If you use references, it all depends on what you do with them."
I have a couple of questions regarding this.
My initial thought was I thought Rcpp objects were passed by reference
by default. Secondly, if this isn't the case, is it as simple as
adding an ampersand to all of my Rcpp objects in the function
parameters?
The project that I'm implementing this in (RcppAlgos) builds fine on
win-builder as well as all of the various rhub checks with no errors
(even check_with_sanitizers() and check_with_valgrind()). When I
submitted v 2.1.0 to CRAN, there were sporadic build errors on some of
the linux platforms. By sporadic, I mean sometimes it passes, and
other times it would fail with the error : segfault from C stack
overflow. The current version (v 2.2.0) still has the argument for
parallel computing, but it doesn't do anything. It is only there for
backwards compatibility.
When I initially submitted, it should be noted that I did not have my
matrices wrapped with std::ref in the call to create new threads, so
I'm not sure what effect this will have on those builds if I were to
submit to CRAN now. I will say that after I saw the errors on the
CRAN checks, I immediately sought to replicate them. I was successful
in extreme situations. For example, if I called the parallel
implementation thousands of times I could generate the error. I would
put these extreme tests in my tests folder and check them in a unit
test environment so as not to crash my r session.
I then sought out a more robust solution to my situation and found
that thread function arguments are by default pass by value, and if
you have a particular variable that is expected to be passed by
reference, then you must add std::ref (See
https://en.cppreference.com/w/cpp/thread/thread/thread). I have done
this and have noticed that I can't generate the issues with the
extreme tests above.
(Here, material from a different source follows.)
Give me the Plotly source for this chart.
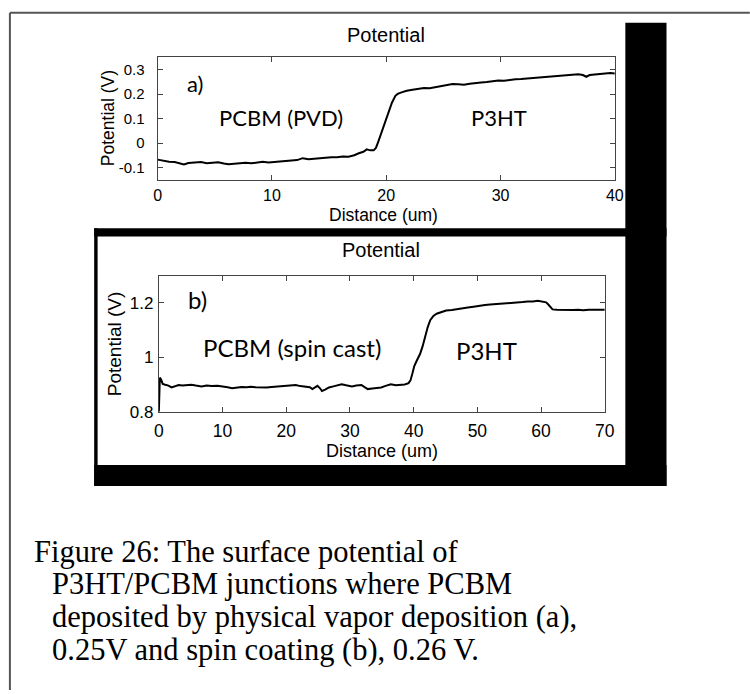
import plotly.graph_objects as go

# ---- data -------------------------------------------------------------
# (a) PCBM by physical vapour deposition / P3HT
a_dist = [0, 0.2, 0.6, 1.0, 1.5, 2.0, 2.3, 2.7, 3.2, 3.8, 4.3, 4.8, 5.3, 5.8, 6.2,
          6.7, 7.2, 7.7, 8.2, 8.7, 9.2, 9.7, 10.2, 10.7, 11.2, 11.7, 12.2, 12.7,
          13.2, 13.7, 14.2, 14.7, 15.2, 15.7, 16.2, 16.7, 17.2, 17.6, 18.0, 18.3,
          18.6, 18.9, 19.1, 19.3, 19.6, 19.9, 20.2, 20.5, 20.8, 21.0, 21.4, 21.8,
          22.3, 22.8, 23.3, 23.8, 24.3, 24.8, 25.3, 25.8, 26.3, 26.8, 27.3, 27.8,
          28.3, 28.8, 29.3, 29.8, 30.3, 30.8, 31.3, 31.8, 32.3, 32.8, 33.3, 33.8,
          34.3, 34.8, 35.3, 35.8, 36.3, 36.8, 37.2, 37.5, 37.8, 38.2, 38.7, 39.2,
          39.6, 40.0]
a_pot = [-0.068, -0.070, -0.076, -0.077, -0.078, -0.084, -0.088, -0.082, -0.080,
         -0.078, -0.083, -0.081, -0.079, -0.084, -0.087, -0.085, -0.083, -0.081,
         -0.083, -0.079, -0.077, -0.080, -0.078, -0.076, -0.074, -0.072, -0.070,
         -0.062, -0.066, -0.064, -0.061, -0.060, -0.058, -0.058, -0.055, -0.056,
         -0.050, -0.042, -0.036, -0.026, -0.030, -0.030, -0.020, 0.005, 0.045,
         0.085, 0.125, 0.165, 0.193, 0.201, 0.208, 0.214, 0.218, 0.222, 0.225,
         0.224, 0.229, 0.231, 0.236, 0.241, 0.240, 0.238, 0.242, 0.246, 0.248,
         0.250, 0.253, 0.256, 0.255, 0.259, 0.261, 0.262, 0.264, 0.266, 0.267,
         0.270, 0.273, 0.272, 0.275, 0.278, 0.279, 0.281, 0.278, 0.271, 0.278,
         0.280, 0.282, 0.283, 0.286, 0.284]

# (b) spin-cast PCBM / P3HT
b_dist = [0.0, 0.05, 0.15, 0.35, 0.6, 1.0, 1.5, 2.0, 2.5, 3.1, 3.7, 4.3, 5.1, 5.8,
          6.7, 7.5, 8.3, 9.2, 10.0, 10.8, 11.5, 12.2, 13.0, 13.8, 14.4, 15.2, 16.0,
          16.9, 17.7, 18.5, 19.5, 20.3, 21.0, 21.5, 22.2, 23.1, 23.7, 24.1, 24.5,
          24.9, 25.3, 25.6, 26.1, 26.7, 27.4, 28.0, 28.7, 29.4, 30.3, 31.0, 31.8,
          32.3, 32.8, 33.5, 34.2, 34.9, 35.6, 36.4, 37.2, 38.0, 38.6, 39.2, 39.5,
          39.8, 40.1, 40.5, 41.0, 41.4, 41.8, 42.2, 42.6, 43.1, 43.6, 44.3, 45.1,
          46.0, 47.0, 47.7, 48.5, 49.4, 50.3, 51.2, 52.0, 52.8, 53.7, 54.6, 55.4,
          56.3, 57.1, 57.9, 58.7, 59.5, 60.2, 60.8, 61.1, 61.4, 61.8, 62.5, 63.3,
          64.1, 65.0, 65.8, 66.6, 67.5, 68.3, 69.2, 70.0]
b_pot = [0.800, 0.900, 0.925, 0.918, 0.902, 0.899, 0.896, 0.889, 0.893, 0.898,
         0.896, 0.897, 0.899, 0.896, 0.893, 0.896, 0.894, 0.895, 0.893, 0.890,
         0.886, 0.889, 0.891, 0.890, 0.892, 0.890, 0.889, 0.889, 0.891, 0.892,
         0.893, 0.895, 0.897, 0.898, 0.894, 0.893, 0.890, 0.883, 0.890, 0.895,
         0.886, 0.876, 0.881, 0.889, 0.893, 0.896, 0.901, 0.897, 0.893, 0.896,
         0.898, 0.890, 0.883, 0.885, 0.887, 0.889, 0.895, 0.901, 0.897, 0.898,
         0.900, 0.905, 0.915, 0.940, 0.968, 0.988, 1.012, 1.040, 1.076, 1.110,
         1.136, 1.152, 1.160, 1.166, 1.172, 1.174, 1.177, 1.178, 1.183, 1.186,
         1.190, 1.192, 1.194, 1.195, 1.197, 1.198, 1.199, 1.201, 1.203, 1.205,
         1.205, 1.208, 1.206, 1.202, 1.195, 1.185, 1.176, 1.175, 1.174, 1.175,
         1.174, 1.175, 1.173, 1.175, 1.174, 1.175, 1.175]

a_xticks = [0, 10, 20, 30, 40]
a_yticks = [-0.1, 0, 0.1, 0.2, 0.3]
a_ytext = ["-0.1", "0", "0.1", "0.2", "0.3"]
b_xticks = [0, 10, 20, 30, 40, 50, 60, 70]
b_yticks = [0.8, 1.0, 1.2]
b_ytext = ["0.8", "1", "1.2"]

caption = [
    "Figure 26: The surface potential of",
    "P3HT/PCBM junctions where PCBM",
    "deposited by physical vapor deposition (a),",
    "0.25V and spin coating (b), 0.26 V.",
]

# ---- page geometry (pixels) --------------------------------------------
W, H = 750, 694


def fx(x):
    return x / W


def fy(y):
    return 1 - y / H


SANS = "Liberation Sans, Arial, sans-serif"
LABEL = "Lato, Open Sans, sans-serif"
SERIF = "Liberation Serif, Times New Roman, serif"
AX = "#444444"

fig = go.Figure()
fig.add_trace(go.Scatter(x=a_dist, y=a_pot, mode="lines",
                         line=dict(color="black", width=2),
                         xaxis="x", yaxis="y", showlegend=False))
fig.add_trace(go.Scatter(x=b_dist, y=b_pot, mode="lines",
                         line=dict(color="black", width=2),
                         xaxis="x2", yaxis="y2", showlegend=False))

common = dict(showgrid=False, zeroline=False, showline=True, linecolor=AX,
              linewidth=1, mirror="ticks", ticks="inside", ticklen=5,
              tickcolor=AX, tickwidth=1)

fig.update_layout(
    width=W, height=H, autosize=False,
    margin=dict(l=0, r=0, t=0, b=0),
    paper_bgcolor="white", plot_bgcolor="white",
    xaxis=dict(domain=[fx(155.7), fx(622.3)], range=[0, 40], anchor="y",
               tickvals=a_xticks, ticktext=[str(v) for v in a_xticks],
               tickfont=dict(family=SANS, size=16, color="black"),
               ticklabelstandoff=1, **common),
    yaxis=dict(domain=[fy(182.3), fy(58.3)], range=[-0.15, 0.35], anchor="x",
               tickvals=a_yticks, ticktext=a_ytext,
               tickfont=dict(family=SANS, size=15, color="black"),
               ticklabelstandoff=9, **common),
    xaxis2=dict(domain=[fx(157), fx(612)], range=[0, 70], anchor="y2",
                tickvals=b_xticks, ticktext=[str(v) for v in b_xticks],
                tickfont=dict(family=SANS, size=17.5, color="black"),
                ticklabelstandoff=3, **common),
    yaxis2=dict(domain=[fy(417.7), fy(279.7)], range=[0.8, 1.3], anchor="x2",
                tickvals=b_yticks, ticktext=b_ytext,
                tickfont=dict(family=SANS, size=17, color="black"),
                ticklabelstandoff=1, **common),
)

shapes = []
# thin grey page frame (left and top edges)
shapes.append(dict(type="line", xref="paper", yref="paper",
                   x0=fx(5), x1=fx(5), y0=fy(13), y1=fy(700),
                   line=dict(color="#555555", width=2)))
shapes.append(dict(type="line", xref="paper", yref="paper",
                   x0=fx(5), x1=fx(760), y0=fy(13), y1=fy(13),
                   line=dict(color="#555555", width=2)))


def black_box(x0, y0, x1, y1):
    return dict(type="rect", xref="paper", yref="paper", layer="above",
                x0=fx(x0), x1=fx(x1), y0=fy(y1), y1=fy(y0),
                fillcolor="black", line=dict(width=0))


shapes.append(black_box(633, 23, 675, 493))    # right strip
shapes.append(black_box(91, 231.5, 675, 240))  # top of panel (b) frame
shapes.append(black_box(91, 231.5, 94.5, 493))  # left of panel (b) frame
shapes.append(black_box(91, 471.7, 675, 493))  # bottom of panel (b) frame
fig.update_layout(shapes=shapes)

ann = []


def text(x, y, s, size, family=SANS, angle=0, xanchor="center", yanchor="middle"):
    ann.append(dict(x=fx(x), y=fy(y), xref="paper", yref="paper", text=s,
                    showarrow=False, textangle=angle, xanchor=xanchor,
                    yanchor=yanchor,
                    font=dict(family=family, size=size, color="black")))


# panel (a)
text(388.5, 36, "Potential", 20)
text(386.7, 218.5, "Distance (um)", 17.5)
text(105, 120, "Potential (V)", 17.5, angle=-90)
text(194, 85, "a)", 22, family=LABEL)
text(281.5, 119, "PCBM (PVD)", 22, family=LABEL)
text(504, 119, "P3HT", 22, family=LABEL)

# panel (b)
text(384, 254, "Potential", 20)
text(384.5, 458, "Distance (um)", 18)
text(112.5, 349, "Potential (V)", 19, angle=-90)
text(196, 303.5, "b)", 24, family=LABEL)
text(292.5, 353, "PCBM (spin cast)", 24, family=LABEL)
text(491.5, 356, "P3HT", 24, family=LABEL)

# caption
cap_y = [560, 593, 626, 659]
cap_x = [28, 46, 46, 46]
for s, x, y in zip(caption, cap_x, cap_y):
    text(x, y, s, 30.5, family=SERIF, xanchor="left")

fig.update_layout(annotations=ann)
fig.write_html("out.html")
HOWEVER, If I call it say 50000 times 10 times in
a row, I can sometimes generate an issue (not necessarily the segfault
above.. most of the time it is a stack imbalance warning... the
warning you get when the number of UNPROTECTS doesn't match the number
of PROTECTS in the R C API).
I then revisited the RcppParallel package to see if there were any
solutions there. I know that RcppParallel implements fully thread safe
objects like RMatrix<T>, however I can't see a way to set up a Worker
to populate my matrix. I guess the issue I see is that if you look at
my set-up above, we first get the starter vector with a call to
nthPerm from the parent function, then I pass this to PopulateMatrix
which proceeds to populate rows of my matrix for a given number of
rows. With the examples I've seen, there is no dependency on an
external function to get a specific entry point. I thought about
bypassing the RcppParallel::Worker altogether and simply use the
RMatrix<T> object, however I don't think this is how that object is to
be utilized. For example, I have not seen any RcppParallel examples
that preallocate an RMatrix<T> object.
My question is, is there a way to make my current set up thread-safe?
If not, is it possible at all to simply populate an object in parallel
safely?
Alternatively, if my question seems a bit naive, a nudge in the right
direction would be greatly appreciated. I don't mind going back to
square one, if need be.
Thanks,
Joseph Wood